The idea of appointing neutral experts to sift malpractice facts from allegations appeals to conservatives in both political parties. They want to address medical liability as part of health care legislation that’s now largely silent on the issue. Trial lawyers remain steadfastly opposed to curbs.
Nonetheless, the American Hospital Association has been shopping a new plan to lawmakers, hoping it will be considered during Senate floor debate on health care in the coming weeks.
Separately, at a Health and Human Services hearing next week, proponents of the idea will urge the administration to provide funds for a pilot program. Obama has set aside $25 million to test a range of alternatives to malpractice litigation, and the hearing is the first step in deciding how to distribute it.
“There is a progressive opportunity here to leapfrog what has been a stereotypically polarized debate in Washington,” said Will Marshall, president of the Progressive Policy Institute, a centrist Democratic think tank. “This serves both progressive and conservative goals. You wouldn’t have to have a terrible injury and attract an enterprising malpractice lawyer to have access to court. And it would reduce malpractice premiums.”
Doctors have maintained for years that fear of being sued leads them to order unneeded tests that raise costs for everyone. In Obama, they’ve found a Democratic president who accepts that premise.
Validation has also come from the Congressional Budget Office. In a turnaround, it recently concluded that malpractice curbs would lower the federal deficit by $54 billion over 10 years, mainly because Medicare and Medicaid wouldn’t have to pay as much for defensive medicine.
What Obama doesn’t accept is the idea of slapping hard limits on jury awards in malpractice cases, the remedy long advocated by doctors’ groups. So the search is on for alternatives.
That’s what Richard Umbdenstock, president of the hospital association, says his industry has come up with. “We are trying to offer this as a constructive approach, to see if we can generate some interest,” he said.
Under the plan, patients who’ve suffered an injury at the hands of a medical professional or institution could take their case to a local panel of experts appointed by state authorities.

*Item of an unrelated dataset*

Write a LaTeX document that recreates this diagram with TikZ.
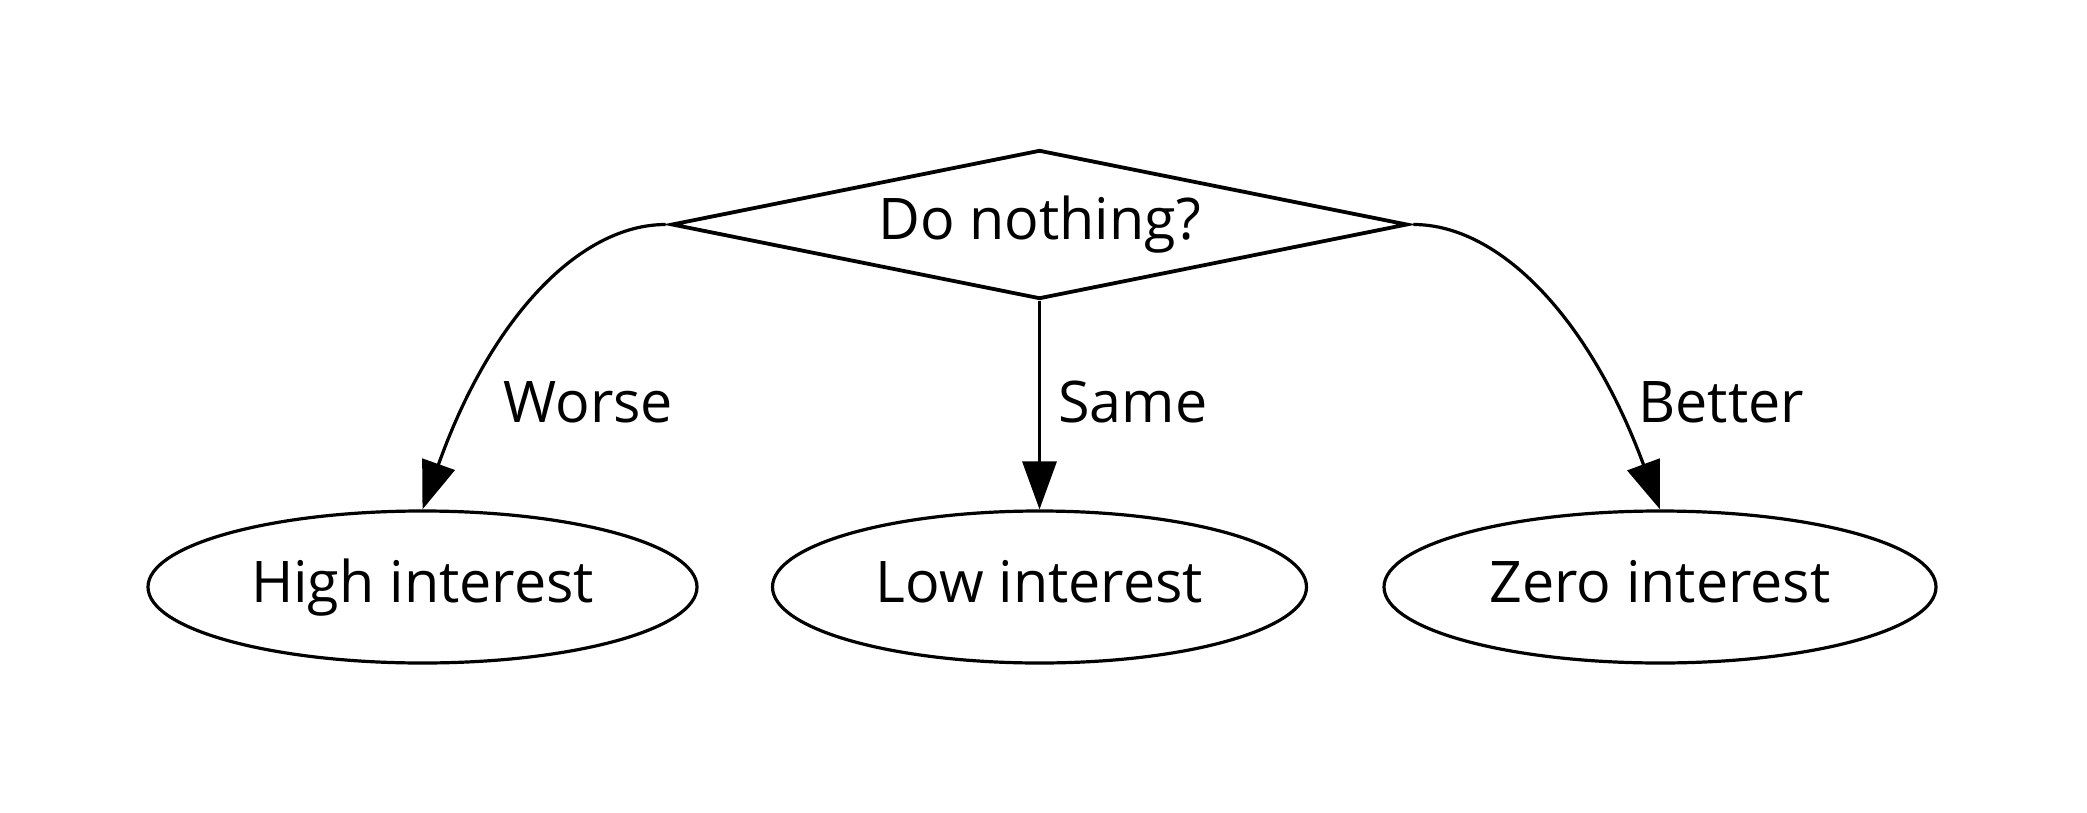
\documentclass[tikz,border=0pt]{standalone}
\usepackage{fontspec}
\setmainfont{Open Sans}
\usetikzlibrary{shapes.geometric,arrows.meta}
\begin{document}
\begin{tikzpicture}[x=0.5pt,y=-0.5pt,
  txt/.style={font=\fontsize{28.7pt}{34pt}\selectfont,text height=20.7pt,text depth=5.7pt,inner sep=0pt},
  decision/.style={txt,diamond,draw,line width=1.9pt,minimum width=368pt,minimum height=74.5pt,shape aspect=4.9},
  outcome/.style={txt,ellipse,draw,line width=1.6pt,minimum width=274.5pt,minimum height=76pt},
  edgelabel/.style={txt},
  conn/.style={line width=1.6pt,-{Triangle[length=24pt,width=17pt]}}]
\useasboundingbox (0,0) rectangle (2087,813);
\node[decision] (d) at (1039.5,224.5) {Do nothing?};
\node[outcome] (hi) at (422.5,587) {High interest};
\node[outcome,minimum width=267pt] (lo) at (1039.5,587) {Low interest};
\node[outcome,minimum width=276pt] (ze) at (1660,587) {Zero interest};
\coordinate (ls) at ([xshift=-2pt]d.west);
\coordinate (rs) at ([xshift=2pt]d.east);
\node[edgelabel,anchor=base west] (lw) at (503,422) {Worse};
\node[edgelabel,anchor=base west] (ls2) at (1058,422) {Same};
\node[edgelabel,anchor=base west] (lb) at (1638,422) {Better};
\draw[conn] (ls) .. controls (580,224.5) and (491,317) .. (hi.north);
\draw[conn] (d.south) -- (lo.north);
\draw[conn] (rs) .. controls (1499,224.5) and (1589,317) .. (ze.north);
\end{tikzpicture}
\end{document}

The patient wouldn’t have to prove negligence, only that the doctor could have avoided the problem by following established guidelines for clinical practice.
If the experts find that a patient was harmed and the injury could have been avoided, the panel would offer compensation. Payments would not be open-ended, but based on a publicly available compensation schedule.
A patient who disagrees with the local panel’s ruling could appeal to a higher-level panel, and ultimately, to a court.
The hospitals’ proposal is similar to an idea for “health courts” from Common Good, a nonprofit group that advocates for changes in the legal system. All patients would benefit from such a system because it would create an incentive for doctors to follow clinical best practice guidelines, said lawyer Philip Howard, the group’s founder.
It would also protect doctors who adhere to the standards, getting at the root of the problem of defensive medicine.
“Defensive medicine is the result of distrust by doctors in situations where they are blamed when a sick person get sicker, but they didn’t do anything wrong,” said Howard.
But trial lawyers say that such an approach could infringe on constitutional rights.
“We think that health courts take away the right to a jury trial,” said Susan Steinman, policy director for the American Association for Justice, which represents lawyers.
It’s unlikely that Congress would pass a law ordering states to adopt health courts. For one thing, trial lawyers are among the biggest contributors to Democratic candidates. But Harvard law and public health professor Michelle Mello says the federal government could encourage states to adopt such changes themselves, by offering financial grants. Sen. Mike Enzi, R-Wyo., an influential voice on health care, has advocated such an approach.
The Obama administration is keeping all its options open. A stronger medical malpractice initiative could help the health care bill get votes from moderates and conservatives. It could also alienate some liberals. The political balance is unclear.
HHS spokesman Nick Papas said any proposal that advances the president’s goals of protecting patients, reducing frivolous lawsuits, fairly and quickly compensating patients who are injured, and fostering more open communication between doctors and patients will be considered for funds under the administration’s $25 million pilot program.
“Medical malpractice reform is a hand extended to the Republicans,” said Marshall, the Democratic centrist. “But there’s no telling if they might swat it away.”